While circulating fluid bed reactors have similar features to bubbling fluid bed reactors. A main differ­ence between them is the amount of gas used to flui­dize the bed. In the circulating fluid bed reactor (Figure 15.2(b)), the gas flow is intentionally set high enough to transport particles out of the bed, which are recovered by gas cyclones and then returned to the fluidized bed. All char is burned in the secondary reactor to reheat the circulating sand or is separated as a fine powder.

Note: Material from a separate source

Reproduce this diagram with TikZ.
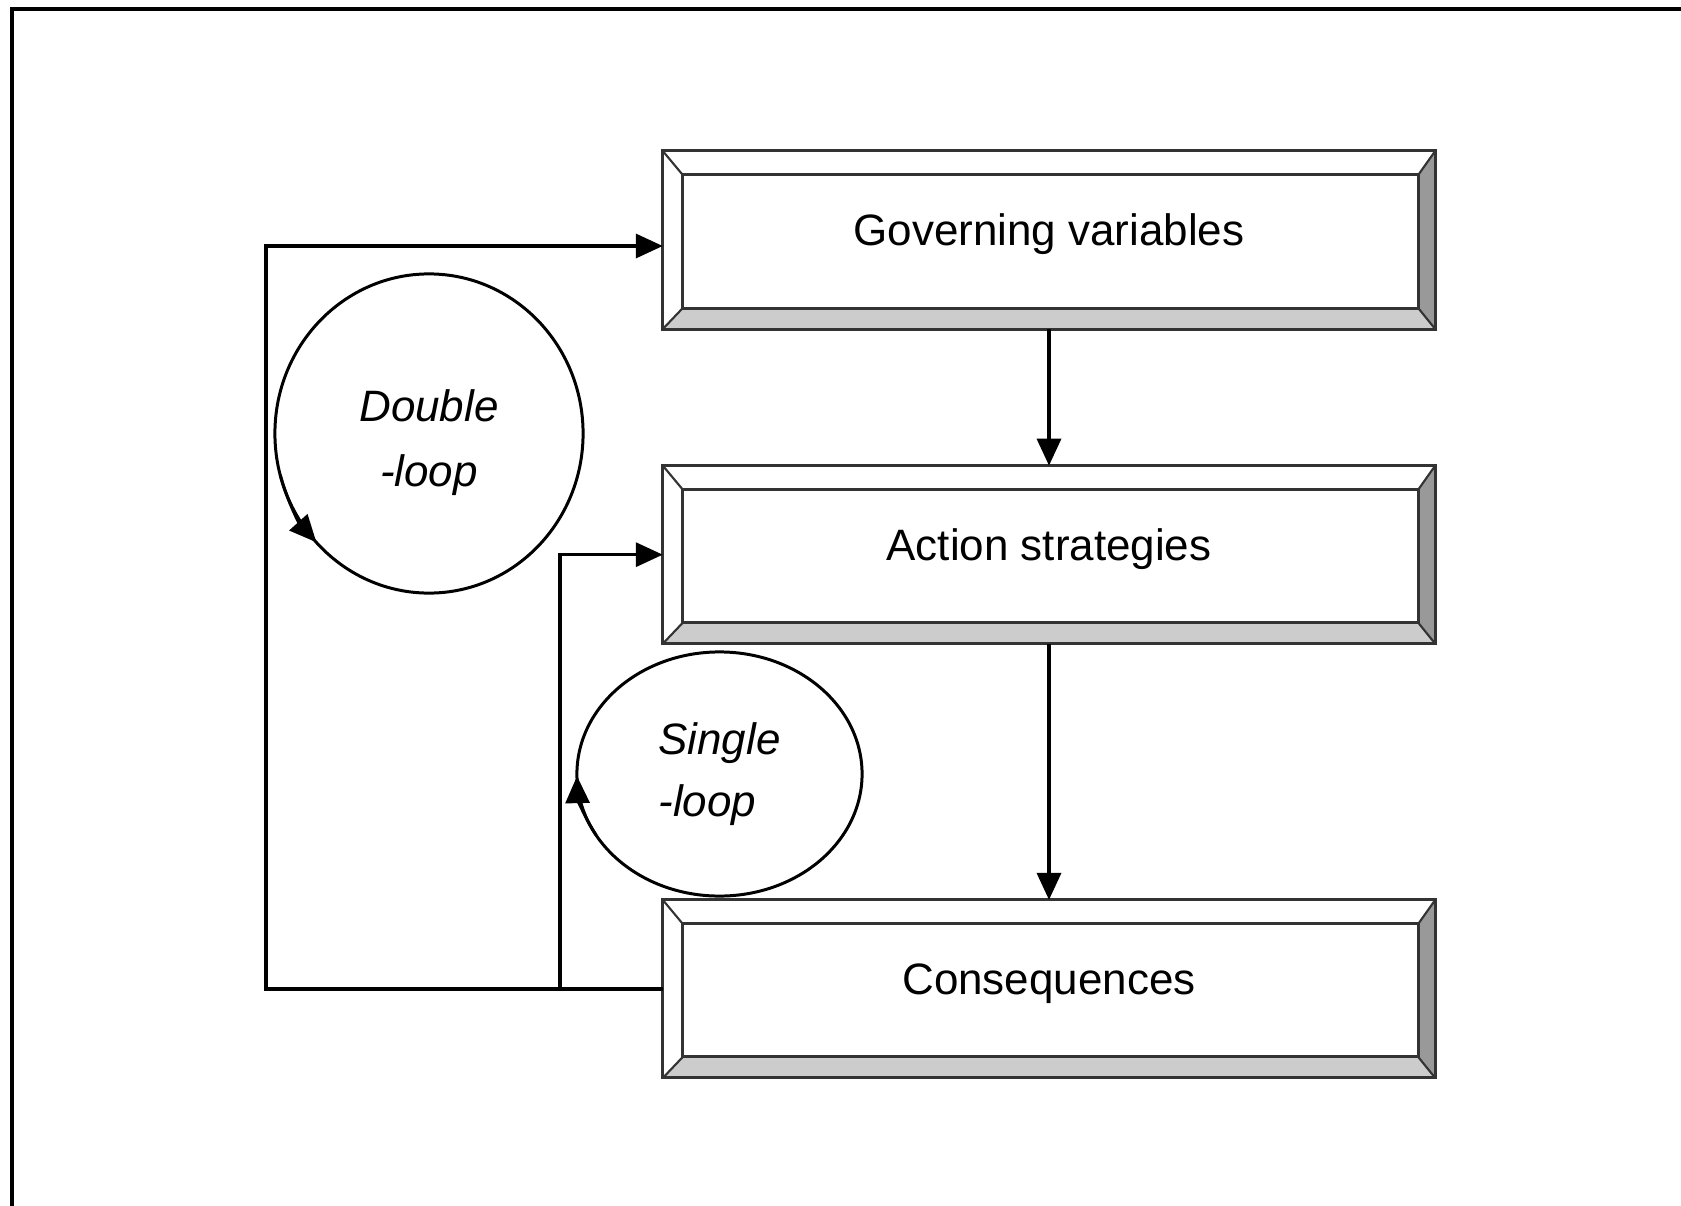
\documentclass[tikz,border=0pt]{standalone}
\usepackage{fontspec}
\setmainfont{Liberation Sans}
\usetikzlibrary{arrows.meta,shapes.geometric}

\begin{document}
\begin{tikzpicture}[x=0.01cm, y=0.01cm, line width=1pt,
  >={Triangle[length=2.7mm,width=2.4mm]},
  bevel/.style={rectangle, draw=black!80, line width=0.85pt, minimum width=7.72cm, minimum height=1.78cm,
    inner sep=0pt, outer sep=0pt, font=\fontsize{12.5}{15}\selectfont, text height=9.1pt, text depth=6pt,
    path picture={
      \path (path picture bounding box.south west) coordinate (bsw)
            (path picture bounding box.north east) coordinate (bne)
            ([shift={(20,21)}]bsw) coordinate (isw)
            ([shift={(-17,-24)}]bne) coordinate (ine);
      \fill[black!20] (bsw) -- (bne |- bsw) -- (ine |- isw) -- (isw) -- cycle;
      \fill[black!40] (bne |- bsw) -- (bne) -- (ine) -- (ine |- isw) -- cycle;
      \draw[black!80, line width=0.85pt] (isw) rectangle (ine);
      \draw[line width=0.6pt] (bsw) -- (isw) (bsw |- bne) -- (isw |- ine)
                              (bne) -- (ine) (bne |- bsw) -- (ine |- isw);
    }},
  loopname/.style={ellipse, draw, line width=0.85pt, inner sep=0pt, outer sep=0pt,
    font=\fontsize{12.5}{18.5}\selectfont\itshape}]
  \useasboundingbox (0,0) rectangle (1681,-1206);
  % frame
  \draw[line width=1.1pt] (12,-1206) -- (12,-9) -- (1681,-9);
  % boxes
  \node[bevel] (gv) at (1049,-240) {Governing variables};
  \node[bevel, below of=gv, node distance=3.145cm] (as) {Action strategies};
  \node[bevel, below of=as, node distance=4.34cm] (co) {Consequences};
  % loops
  \node[loopname, align=center, minimum width=3.08cm, minimum height=3.19cm] (dbl) at (429,-433.5) {\rule{0pt}{14.5pt}Double\\-loop};
  \node[loopname, align=left, minimum width=2.85cm, minimum height=2.44cm, font=\fontsize{12.5}{17.6}\selectfont\itshape] (sgl) at (719.5,-774) {Single\\-loop};
  \coordinate (dleft) at (266,0);
  \coordinate (sleft) at (560,0);
  \draw[->] (gv) -- (as);
  \draw[->] (as) -- (co);
  \draw[->] (co.west) -- (co.west -| dleft) |- ([yshift=-0.06cm]gv.west);
  \draw[->] (co.west -| sleft) |- (as.west);
  \draw[->, line width=0.85pt] (dbl.center) ++(195:154 and 159.5) arc[start angle=195, end angle=223, x radius=154, y radius=159.5];
  \draw[->, line width=0.85pt] (sgl.center) ++(210:142.5 and 122) arc[start angle=210, end angle=181, x radius=142.5, y radius=122];
\end{tikzpicture}
\end{document}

The circulating fluidized bed can be divided into two zones: pyrolysis zone; and reduction and cracking zone (Wu et al., 1992). In the pyrolysis zone, biomass is loaded into the bed and pyrolyzed very quickly to form char, tar, H2O, and gas (CO2, CO, CH4, CnHm and H2). In the reduction and cracking zone, pyrolysis char of contributes to secondary cracking in the vapor
phase. For example, with the circulating fluidized bed as reactor, Dai et al. pyrolyzed wood powder at 773K (Dai et al., 2000). The main effects were: (1) the higher temperature and longer residence time contributed to the secondary reactions and then lead to less liquids; (2) the lower heating rate favored the carbonization and reduced the liquid production; and (3) most com­pounds in bio-oil were nonhydrocarbons and alkanes, aromatics, and asphalt were relatively less.

Rotating Cone Reactor

Rotating cone reactor is designed to achieve the intense mixing and heat transfer between biomass and heat carrier without the use of a large amount of fluidizing gas (Figure 15.3). Gas is needed for char burn-off in a secondary bubbling fluid bed combustor and sand transport recirculated to the pyrolyzer. Flash

pyrolysis of wood dust was processed in a rotating cone reactor by Wagenaar et al. the cone geometry was spec­ified by a top angle of p/2 radians and a maximum diameter of 650 mm (Wagenaar et al., 1994). The rotating cone reactor model included the description of the particle flow behavior, the particle conversion and the gas-phase cracking of tar vapors. It appeared that the product distribution was affected by the gas — phase reaction kinetics and residence time and the gas-phase residence time was determined by the avail­able reactor volume and the feed rate of the wood particles.

New Systems

Recently, emerging technology is to couple a pyroly­sis reactor with other catalytic reactors such as steam reformer and hydrogenation. For example, the technol­ogy of hydroprocessing is intended to convert bio-oil to petroleum-refinery compatible feedstock (Elliott et al., 2012). The combination can also be used to build a microscale pyrolysis reactor coupled to the molecular-beam mass-spectrometer (Bahng et al.,

2009) . It can be used as a very efficient tool for studying mechanisms of thermal and catalytic processes and to optimize process conditions for different products from a variety of feedstocks.